A film on The Immortals of Meluha?

Shweta Mehta, Hindustan Times  Mumbai, August 23, 2011
First Published: 14:15 IST(23/8/2011) | Last Updated: 14:22 IST(23/8/2011)
In June, author Amish Tripathi signed on with a leading entertainment and sports agency in Los Angeles, to sell the film rights of his best-selling debut novel, The Immortals of Meluha. Ask him if anything has materialised yet and he shrugs, “They’re speaking to a few Hollywood and Bollywood producers, but it’ll probably take time as it would be an expensive film to make. The city of Meluha will have to be created from scratch.”

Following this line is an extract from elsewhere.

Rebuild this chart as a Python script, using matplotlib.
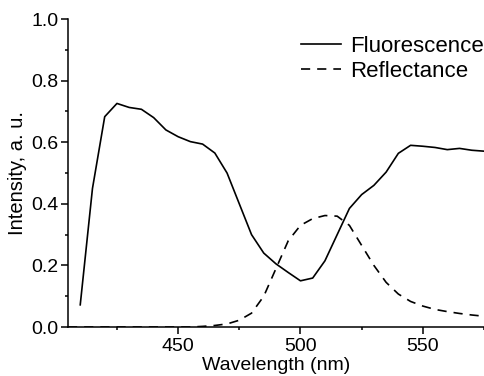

Meanwhile, his new book will hit theatres before this film. The just-released The Secret of the Nagas, the second part of his Shiva trilogy, will have a theatrical trailer of its own. He explains, “By September end or October, the trailers will be shown in multiplexes. I think it will work as the audience that visits theatres is the same that reads my books.”

Immortals of MeluhaWith Nagas, the author has the task of taking forward the story of Meluha, and he promises a generous dose of war, drama and romance with his second offering. The mythological setting will shift to Swadweep, a North Eastern region, and later to the Dandak forest down south. “Meluha was left at an edge where one didn’t know whether Sati was killed, kidnapped or saved. This will be the first among many mysteries that will be solved in this book. Many more will be created. New characters like Kartika, the son of Shiva and Sati, will be brought in. Some like Anandmayi, who were just introduced last time, will be explored further,” reveals Tripathi.

Ask the ex-banker where he got his creative streak from and he says, “I don’t create my characters. They are a blessing of Lord Shiva. My wife once told me I was behaving like ‘a corporate’ when I was trying to control the story too much. She explained that each of these characters has a life of its own. They exist in a parallel universe. I’ve only been given the privilege of entering it and recording what I see.”

Tripathi also denies having to deal with fanatics, who may not respond well to Lord Shiva, depicted in controversial acts like smoking cannabis. In fact, he even plans to write about other deities post this trilogy. He says, “I have my own version of Ramayana and Mahabharata. I also want to write about Akbar, Lord Manu and Rudra. I hope I can write all of them,” he adds.